In the instance of the Speonk sand mine, Southampton Town Chief Environmental Analyst Marty Shea prepared an assessment of the proposal at Ms. Throne-Holst’s request. The assessment suggested that the continuation of the sand mine operation, which has existed for several decades, would not have a significant impact on the pine barrens. The commission, at the Southampton supervisor’s recommendation, unanimously approved a waiver based on the hardship that forcing the mine’s closure in 2016 would have on its owners.
“The expanded use was not going to be clearing more area—they were just asking to go down a few more feet, well within the regulation,” Ms. Throne-Holst said. “Marty Shea is about as environmentally sensitive as anyone in that field is, to the frustration of many—believe me.
“He is very mindful of what his charge is and what constitutes environmentally sound practices. And he felt this was a legitimate request. I would say this is one of the very rare instances where Marty and Mr. Amper don’t agree.”
In addition to suing the commission, Mr. Amper said, his group has appealed to state Attorney General Eric Schneiderman’s office, which would be responsible for defending the commission against the suit, asking the attorneys to advise the commission to withdraw the waiver.
“We told him he should advise them to knock off doing this kind of thing,” Mr. Amper said. “The legislation is very clear—criteria for waivers are explicit. It’s not a matter of whether they think someone deserves a waiver, whether it’s good for the community. Those are not judgments they can make.”

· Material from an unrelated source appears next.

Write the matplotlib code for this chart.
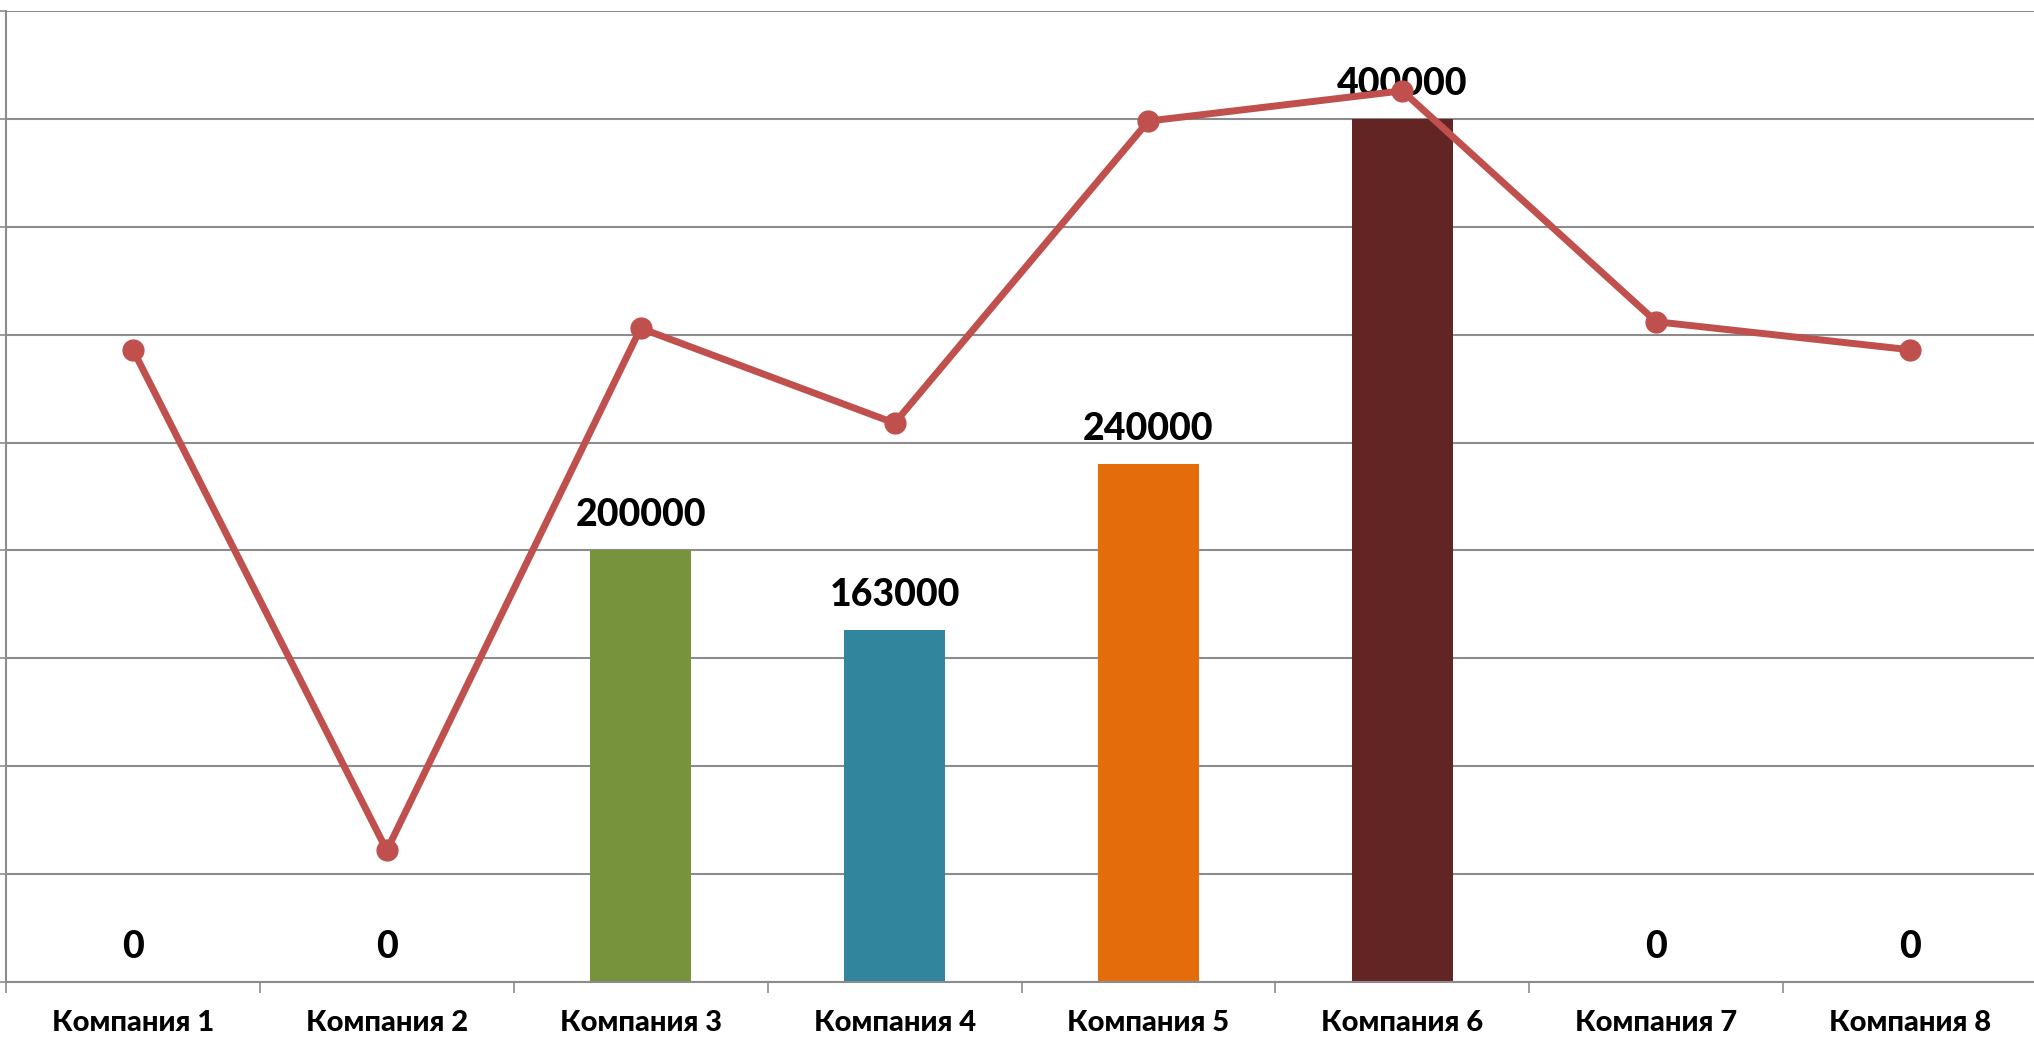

In order to receive a core preservation area hardship waiver, Mr. Amper said, an owner must demonstrate that, absent a waiver, the subject property would be entirely unusable and financially worthless. The cause of the hardship must also not be the fault of the owner. Because the sand mine property was purchased by Westhampton Property Associates after the creation of the pine barrens, he said, the hardship was created by the current owners. The property also would not be entirely worthless, Mr. Amper added, because once the sand mine is closed, its development rights could be sold.